Alemão e seu companheiro, o delegado Cyrino Francisco de Paula Filho, viram Mortati deixar a casa e o seguiram. Acompanharam o guerrilheiro até a Avenida Paes de Barros, onde viram o Fusca dos guerrilheiros. Quando ele se preparava para entrar no veículo, Alemão e Cyrino o detiveram. Mortati foi entregue ao capitão Ênio Pimentel da Silveira, o Doutor Ney, chefe da Investigação, e se tornou um dos desaparecidos do regime.

 

Viajou

O Exército nunca admitiu sua prisão. “Ele viajou”, contou Alemão. “Viajar” é como os agentes se referem à execução. “O Mortati morreu. Lembro que a gente tinha uma pasta no Interrogatório onde constava o nome dele como morto”, contou Chico. Na casa da Rua Cervantes, outro “cubano” – José Roberto Arantes – foi cercado e morto pelos militares. Maria Augusta Thomaz, a guerrilheira que morava no imóvel, estava fora quando tudo ocorreu.

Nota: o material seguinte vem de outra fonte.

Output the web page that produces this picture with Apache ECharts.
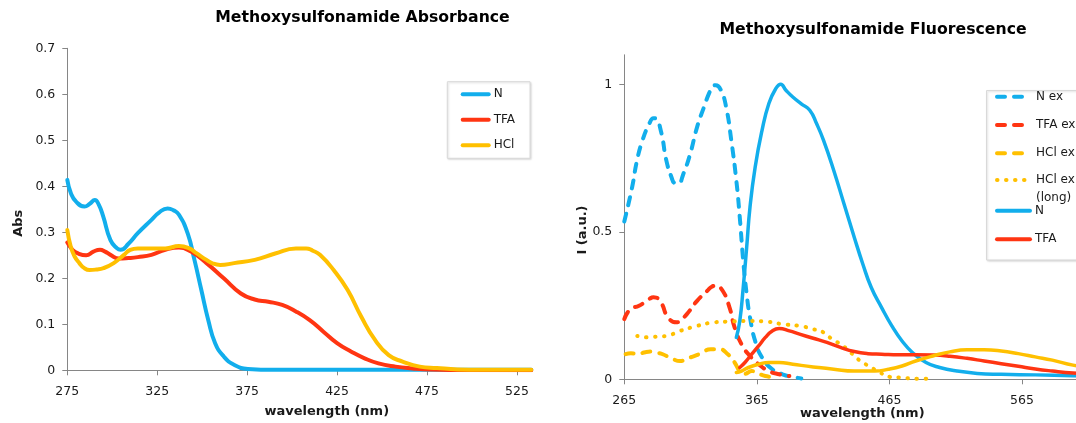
<!DOCTYPE html>
<html>
<head>
<meta charset="utf-8">
<title>Methoxysulfonamide spectra</title>
<script src="https://cdn.jsdelivr.net/npm/echarts@6/dist/echarts.min.js"></script>
<style>
  html, body { margin: 0; padding: 0; background: #fff; overflow: hidden; }
  #chart { width: 1140px; height: 423px; }
</style>
</head>
<body>
<div id="chart"></div>
<script>
// ---- Absorbance spectra: [wavelength nm, Abs] ----
const absN = [[275,0.414],[277,0.385],[280,0.366],[284.6,0.356],[287.5,0.362],[290.3,0.370],[292.5,0.360],[295,0.334],[299,0.283],[302.7,0.265],[304.6,0.262],[309,0.275],[314.2,0.298],[321.8,0.327],[326,0.343],[330.8,0.352],[334,0.348],[337.1,0.338],[341.9,0.298],[345.7,0.240],[349.5,0.175],[353.4,0.109],[357.2,0.059],[362,0.030],[367.7,0.012],[375.4,0.003],[390,0.001],[533,0.001]];
const absTFA = [[275,0.278],[277.9,0.262],[281,0.254],[285.5,0.250],[289.5,0.258],[293.2,0.262],[296,0.258],[299,0.251],[303.7,0.243],[309,0.244],[314.2,0.246],[321.8,0.251],[329.5,0.262],[337.1,0.267],[343.8,0.258],[352.4,0.233],[362,0.200],[371.5,0.167],[379.2,0.154],[386.8,0.149],[394.5,0.142],[402.1,0.128],[409.8,0.109],[417.4,0.084],[425,0.059],[432.7,0.041],[440.3,0.026],[448,0.015],[457.5,0.008],[467,0.004],[476.5,0.0015],[490,0.0005],[533,0]];
const absHCl = [[275,0.305],[276.9,0.269],[279,0.248],[281.7,0.233],[284.5,0.222],[287.4,0.218],[291,0.219],[295.1,0.222],[300.8,0.233],[306.5,0.251],[310,0.262],[314.2,0.265],[321.8,0.265],[329.5,0.265],[337.1,0.270],[342.8,0.265],[347,0.254],[352.4,0.240],[356,0.232],[360,0.229],[367.7,0.233],[379.2,0.240],[390.6,0.254],[402.1,0.265],[407.8,0.265],[411.5,0.260],[415.5,0.251],[423.1,0.218],[430.8,0.175],[438.4,0.117],[446.1,0.066],[453.7,0.033],[461.4,0.019],[471,0.008],[480.5,0.005],[492,0.002],[505,0.001],[533,0.001]];

// ---- Fluorescence: excitation and emission, [wavelength nm, I (a.u.)] ----
const exN = [[265,0.535],[270.9,0.651],[274.5,0.740],[278.7,0.810],[283.8,0.866],[287,0.885],[289,0.883],[292.8,0.838],[296.7,0.742],[300.6,0.685],[303,0.665],[305.7,0.663],[309.6,0.697],[314.7,0.764],[319.9,0.855],[325.1,0.923],[329,0.970],[331.5,0.991],[334,0.997],[337.9,0.980],[341.8,0.923],[345.7,0.810],[349.5,0.674],[352.1,0.549],[354.7,0.402],[357.3,0.289],[359.8,0.210],[363.7,0.130],[368.9,0.074],[376.6,0.034],[384.3,0.017],[392.1,0.008],[398.5,0.003]];
const exTFA = [[265,0.204],[269.6,0.238],[276.1,0.249],[283.8,0.272],[287,0.278],[289,0.277],[292.8,0.260],[298,0.210],[304.4,0.193],[308,0.203],[312.2,0.221],[319.9,0.266],[327.6,0.300],[331,0.314],[334,0.317],[339.2,0.300],[344.4,0.243],[348.2,0.176],[353.4,0.119],[358.6,0.085],[366.3,0.051],[374,0.028],[381.8,0.017],[389.5,0.011]];
const exHCl = [[266,0.085],[270,0.088],[276.1,0.087],[281,0.092],[286.4,0.094],[290,0.090],[294,0.085],[301.9,0.068],[307,0.062],[314.7,0.074],[322.5,0.087],[330.2,0.102],[336.6,0.102],[343.1,0.085],[348.2,0.057],[352.1,0.028],[356,0.019],[361.1,0.028],[366.3,0.019],[371.4,0.011],[376.6,0.008]];
const exHClLong = [[274.8,0.147],[283.8,0.142],[290,0.145],[296.7,0.147],[307,0.164],[319.9,0.181],[332.8,0.193],[345.7,0.196],[358.6,0.198],[371.4,0.196],[384.3,0.187],[397.2,0.181],[407.5,0.170],[415.3,0.159],[421.7,0.136],[428.1,0.119],[434.6,0.096],[439.7,0.074],[444.9,0.057],[451.3,0.040],[457.8,0.023],[465.5,0.008],[473.2,0.006],[481,0.003],[488.7,0.002],[496.4,0.002]];
const emN = [[349.5,0.142],[352.1,0.198],[354.7,0.311],[357.3,0.447],[359.8,0.583],[363.7,0.719],[368.9,0.844],[374,0.934],[379.2,0.985],[383,1.0],[386.9,0.980],[392.1,0.957],[398.5,0.934],[404.9,0.912],[410.1,0.866],[415.3,0.810],[423,0.708],[430.7,0.595],[438.5,0.481],[444.9,0.391],[451.3,0.311],[459.1,0.243],[466.8,0.181],[474.5,0.130],[482.3,0.091],[492.6,0.057],[502.9,0.040],[515.8,0.028],[531.2,0.020],[549.3,0.017],[575,0.015],[603.4,0.012],[615,0.011]];
const emTFA = [[352.1,0.040],[356,0.057],[361.1,0.085],[366.3,0.113],[371.4,0.142],[376.6,0.164],[381.8,0.172],[389.5,0.164],[397.2,0.153],[407.5,0.139],[417.8,0.125],[428.1,0.108],[438.5,0.094],[448.8,0.087],[459.1,0.085],[472,0.083],[484.8,0.083],[497.7,0.082],[510.6,0.078],[523.5,0.071],[536.4,0.062],[549.3,0.053],[562.2,0.044],[575,0.035],[587.9,0.028],[603.4,0.021],[615,0.018]];
const emHCl = [[349.5,0.023],[353.4,0.028],[358.6,0.040],[366.3,0.051],[374,0.057],[381.8,0.057],[392.1,0.051],[407.5,0.042],[423,0.034],[438.5,0.028],[453.9,0.028],[464.2,0.034],[474.5,0.045],[484.8,0.062],[497.7,0.079],[510.6,0.093],[523.5,0.100],[536.4,0.100],[549.3,0.096],[562.2,0.087],[575,0.076],[587.9,0.065],[603.4,0.048],[615,0.040]];

// ---- Tick labels ----
const absXTicks = [275, 325, 375, 425, 475, 525];
const absYTicks = [0, 0.1, 0.2, 0.3, 0.4, 0.5, 0.6, 0.7];
const flXTicks = [265, 365, 465, 565];
const flYTicks = [0, 0.5, 1];

const BLUE = '#12AEEC', RED = '#FF3512', GOLD = '#FFC000';
const FONT = 'DejaVu Sans';
const AXIS_GRAY = '#868686';
const TXT = '#1a1a1a';

function axisBase(ticks, labelMargin) {
  return {
    nameMoveOverlap: false,
    axisLine: { show: true, onZero: false, lineStyle: { color: AXIS_GRAY, width: 1 } },
    axisTick: { show: true, inside: false, length: 5, lineStyle: { color: AXIS_GRAY }, customValues: ticks },
    axisLabel: { customValues: ticks, margin: labelMargin, color: TXT, fontSize: 12.5, fontFamily: FONT },
    splitLine: { show: false }
  };
}

function line(name, data, color, width, dash, xi) {
  return {
    type: 'line', name: name, data: data,
    xAxisIndex: xi, yAxisIndex: xi,
    showSymbol: false, symbol: 'none',
    smooth: 0.5,
    lineStyle: { color: color, width: width, type: dash || 'solid', cap: 'round', join: 'round' },
    itemStyle: { color: color },
    emphasis: { disabled: true },
    animation: false
  };
}

const DASH = [8, 9];
const DOT = [0.5, 8.5];

// shared look of the legend entries: line only, no marker
const legendCommon = {
  orient: 'vertical', selectedMode: false, z: 5,
  itemStyle: { opacity: 0 },
  lineStyle: { width: 4 },
  textStyle: { fontSize: 12, color: TXT, fontFamily: FONT, lineHeight: 14 }
};

const chart = echarts.init(document.getElementById('chart'), null, { renderer: 'canvas' });

chart.setOption({
  animation: false,
  textStyle: { fontFamily: FONT },
  title: [
    { text: 'Methoxysulfonamide Absorbance', left: 362.5, top: 10, textAlign: 'center', textVerticalAlign: 'top', padding: 0,
      textStyle: { fontSize: 15.7, fontWeight: 'bold', color: '#000', fontFamily: FONT } },
    { text: 'Methoxysulfonamide Fluorescence', left: 873, top: 22, textAlign: 'center', textVerticalAlign: 'top', padding: 0,
      textStyle: { fontSize: 15.7, fontWeight: 'bold', color: '#000', fontFamily: FONT } }
  ],
  // fixed plot rectangles; axis names may sit near the page edge without shrinking the plots
  grid: [
    { left: 67.3, top: 48.3, width: 464, height: 322, outerBoundsMode: 'none', containLabel: false },
    { left: 624.3, top: 54.8, width: 464, height: 324.5, outerBoundsMode: 'none', containLabel: false }
  ],
  xAxis: [
    Object.assign(axisBase(absXTicks, 15), {
      type: 'value', gridIndex: 0, min: 275, max: 533,
      name: 'wavelength (nm)', nameLocation: 'middle', nameGap: 34.5,
      nameTextStyle: { fontSize: 13, fontWeight: 'bold', color: TXT, fontFamily: FONT, padding: [0, 0, 0, 55] }
    }),
    Object.assign(axisBase(flXTicks, 15), {
      type: 'value', gridIndex: 1, min: 265, max: 615,
      name: 'wavelength (nm)', nameLocation: 'middle', nameGap: 27.5,
      nameTextStyle: { fontSize: 13, fontWeight: 'bold', color: TXT, fontFamily: FONT, padding: [0, 0, 0, 12] }
    })
  ],
  yAxis: [
    Object.assign(axisBase(absYTicks, 12), {
      type: 'value', gridIndex: 0, min: 0, max: 0.7,
      name: 'Abs', nameLocation: 'middle', nameGap: 42,
      nameTextStyle: { fontSize: 13, fontWeight: 'bold', color: TXT, fontFamily: FONT, padding: [0, 28, 0, 0] }
    }),
    Object.assign(axisBase(flYTicks, 12), {
      type: 'value', gridIndex: 1, min: 0, max: 1.1,
      name: 'I (a.u.)', nameLocation: 'middle', nameGap: 35.5,
      nameTextStyle: { fontSize: 13, fontWeight: 'bold', color: TXT, fontFamily: FONT, padding: [0, 26, 0, 0] }
    })
  ],
  graphic: [
    // frame around the fluorescence legend
    { type: 'rect', z: 3, silent: true,
      shape: { x: 986.5, y: 90.5, width: 160, height: 169.5 },
      style: { fill: '#fff', stroke: '#d9d9d9', lineWidth: 1, shadowBlur: 2, shadowOffsetX: 1, shadowOffsetY: 1, shadowColor: 'rgba(0,0,0,0.15)' } }
  ],
  legend: [
    Object.assign({}, legendCommon, {
      data: ['N', 'TFA', 'HCl'], left: 447.3, top: 81.7,
      padding: [6.6, 15, 7, 13.4], itemGap: 13.5, itemWidth: 26, itemHeight: 12,
      backgroundColor: '#fff', borderColor: '#d9d9d9', borderWidth: 1,
      shadowBlur: 2, shadowOffsetX: 1, shadowOffsetY: 1, shadowColor: 'rgba(0,0,0,0.15)',
      textStyle: { fontSize: 12, color: TXT, fontFamily: FONT, lineHeight: 12 }
    }),
    Object.assign({}, legendCommon, {
      data: ['N ex', 'TFA ex', 'HCl ex'], left: 995, top: 89.7, padding: 0,
      itemGap: 14.3, itemWidth: 31, itemHeight: 14,
      textStyle: { fontSize: 12, color: TXT, fontFamily: FONT, lineHeight: 14, padding: [0, 0, 0, 3] }
    }),
    Object.assign({}, legendCommon, {
      // leading empty line keeps the first text line level with the dotted sample
      data: ['HCl ex (long)'], left: 995, top: 153, padding: 0,
      itemWidth: 31, itemHeight: 14,
      formatter: function (n) { return '\n' + n.replace(' (long)', '\n(long)'); },
      textStyle: { fontSize: 12, color: TXT, fontFamily: FONT, lineHeight: 18, padding: [0, 0, 0, 3] }
    }),
    Object.assign({}, legendCommon, {
      data: ['N ', 'TFA '], left: 995, top: 203.7, padding: 0,
      itemGap: 14.6, itemWidth: 33, itemHeight: 14
    })
  ],
  series: [
    line('N', absN, BLUE, 4, null, 0),
    line('TFA', absTFA, RED, 4, null, 0),
    line('HCl', absHCl, GOLD, 4, null, 0),
    line('N ex', exN, BLUE, 4, DASH, 1),
    line('TFA ex', exTFA, RED, 4, DASH, 1),
    line('HCl ex', exHCl, GOLD, 4, DASH, 1),
    line('HCl ex (long)', exHClLong, GOLD, 4, DOT, 1),
    line('N ', emN, BLUE, 3.5, null, 1),
    line('TFA ', emTFA, RED, 3.5, null, 1),
    line('HCl  ', emHCl, GOLD, 3.5, null, 1)
  ]
});
</script>
</body>
</html>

Além de Mortati, dois guerrilheiros do Molipo foram capturados e mortos nos dias subsequentes: Flávio de Carvalho Molina e Francisco José de Oliveira. Depois de balear Oliveira, os agentes contam que o deixaram sangrar até a morte. Frederico Mayr e Antonio Benetazzo também foram executados depois de presos em 1972.

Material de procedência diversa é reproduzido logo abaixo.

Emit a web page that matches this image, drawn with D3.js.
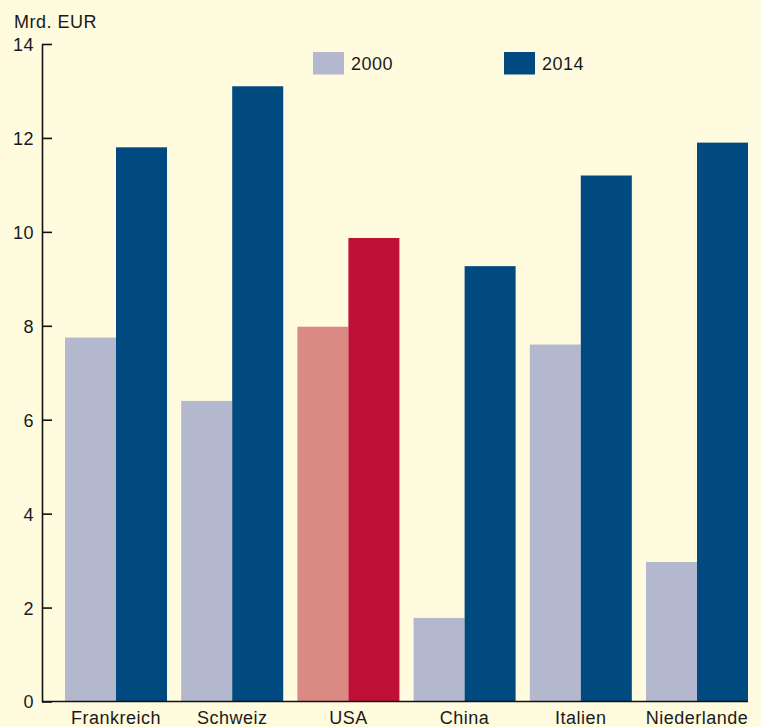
<!DOCTYPE html>
<html>
<head>
<meta charset="utf-8">
<script src="https://cdn.jsdelivr.net/npm/d3@7"></script>
<style>
html, body { margin: 0; padding: 0; background: #FFFBDF; }
svg { display: block; font-family: "Liberation Sans", Arial, Helvetica, sans-serif; }
</style>
</head>
<body>
<script>
const categories = ["Frankreich", "Schweiz", "USA", "China", "Italien", "Niederlande"];
const series = ["2000", "2014"];
const values2000 = [7.75, 6.4, 7.98, 1.78, 7.6, 2.97];
const values2014 = [11.8, 13.1, 9.87, 9.27, 11.2, 11.9];
const yTicks = [0, 2, 4, 6, 8, 10, 12, 14];
const yUnit = "Mrd. EUR";
const highlight = "USA";

const W = 761, H = 727;
const colors = { "2000": "#B3B8CF", "2014": "#004A7F" };
const hiColors = { "2000": "#DA8A82", "2014": "#BF1038" };
const FS = 18, LS = 0.5;

const svg = d3.select("body").append("svg").attr("width", W).attr("height", H);
svg.append("rect").attr("width", W).attr("height", H).attr("fill", "#FFFBDF");

const y = d3.scaleLinear().domain([0, 14]).range([701.5, 44]);
const x0 = d3.scaleBand().domain(categories).range([57.9, 755.1]).paddingInner(0.122).paddingOuter(0.061);
const x1 = d3.scaleBand().domain(series).range([0, x0.bandwidth()]);

const data = categories.map((c, i) => ({ cat: c, vals: [
  { s: "2000", v: values2000[i] }, { s: "2014", v: values2014[i] } ] }));

const g = svg.selectAll("g.grp").data(data).join("g")
  .attr("transform", d => `translate(${x0(d.cat)},0)`);
g.selectAll("rect").data(d => d.vals.map(o => ({ ...o, cat: d.cat }))).join("rect")
  .attr("x", d => x1(d.s))
  .attr("width", x1.bandwidth())
  .attr("y", d => y(d.v))
  .attr("height", d => y(0) - y(d.v))
  .attr("fill", d => d.cat === highlight ? hiColors[d.s] : colors[d.s]);

// y axis
const axisX = 42;
const yAxis = svg.append("g").attr("transform", `translate(${axisX},0)`)
  .call(d3.axisRight(y).tickValues(yTicks).tickSize(10).tickSizeOuter(0).tickFormat(d3.format("d")));
yAxis.select(".domain").attr("stroke", "#111").attr("stroke-width", 1.6);
yAxis.selectAll(".tick line").attr("stroke", "#111").attr("stroke-width", 1.6);
yAxis.selectAll(".tick text")
  .attr("x", -8).attr("dy", "0.36em").attr("text-anchor", "end")
  .attr("font-size", FS).attr("letter-spacing", LS).attr("fill", "#1a1a1a")
  .attr("font-family", "Liberation Sans, Arial, sans-serif");

// baseline
svg.append("line").attr("x1", axisX).attr("x2", 748).attr("y1", y(0)).attr("y2", y(0))
  .attr("stroke", "#111").attr("stroke-width", 1.6);

// x labels
const xAxis = svg.append("g").attr("transform", `translate(0,${y(0)})`)
  .call(d3.axisBottom(x0).tickSize(0).tickPadding(0));
xAxis.select(".domain").remove();
xAxis.selectAll(".tick text").attr("y", 22.8).attr("dy", 0)
  .attr("font-size", FS).attr("letter-spacing", LS).attr("fill", "#1a1a1a")
  .attr("font-family", "Liberation Sans, Arial, sans-serif");

// unit
svg.append("text").attr("x", 14).attr("y", 28).text(yUnit)
  .attr("font-size", FS).attr("letter-spacing", LS).attr("fill", "#1a1a1a");

// legend
const legendX = [313, 504];
series.forEach((s, i) => {
  svg.append("rect").attr("x", legendX[i]).attr("y", 52).attr("width", 31).attr("height", 22.5)
    .attr("fill", colors[s]);
  svg.append("text").attr("x", legendX[i] + 38).attr("y", 69.5).text(s)
    .attr("font-size", FS).attr("letter-spacing", LS).attr("fill", "#1a1a1a");
});
</script>
</body>
</html>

No relato dos agentes, Lauriberto José Reyes, Alexander José Ibsen Voerões e João Carlos Cavalcanti Reis morreram em emboscadas. Reyes e Voerões iam se encontrar com uma guerrilheira que havia sido detida e torturada pelo DOI. Reis foi vítima da ação do mesmo informante que entregou Benetazzo. O traidor – segundo os agentes – era um dos guerrilheiros formados em Cuba. O homem era controlado pelo capitão Freddie Perdigão Pereira, o Doutor Flávio, subchefe da Seção de Investigação. Era conhecido como Camilo.

Todos os mortos haviam feito curso em Cuba e pertenciam ao Molipo. O grupo nascera de uma cisão da ALN. Seu comando foi esfacelado entre 1971 e 1973 em operações do DOI paulista. A última ocorreu em 17 de maio de 1973, em Rio Verde, Goias. “Nós estávamos com o CIE (Centro de Informações do Exército)”, contou o agente Jonas, um cabo do Exército.

Ali morreram e desapareceram Márcio Beck Machado e Maria Augusta, a moça que escapara ao cerco na Rua Cervantes. A estratégia de morte e desaparecimento se manteria no DOI até o general Ednardo D’Ávila Melo ser removido do comando do 2.º Exército (São Paulo), em 1976.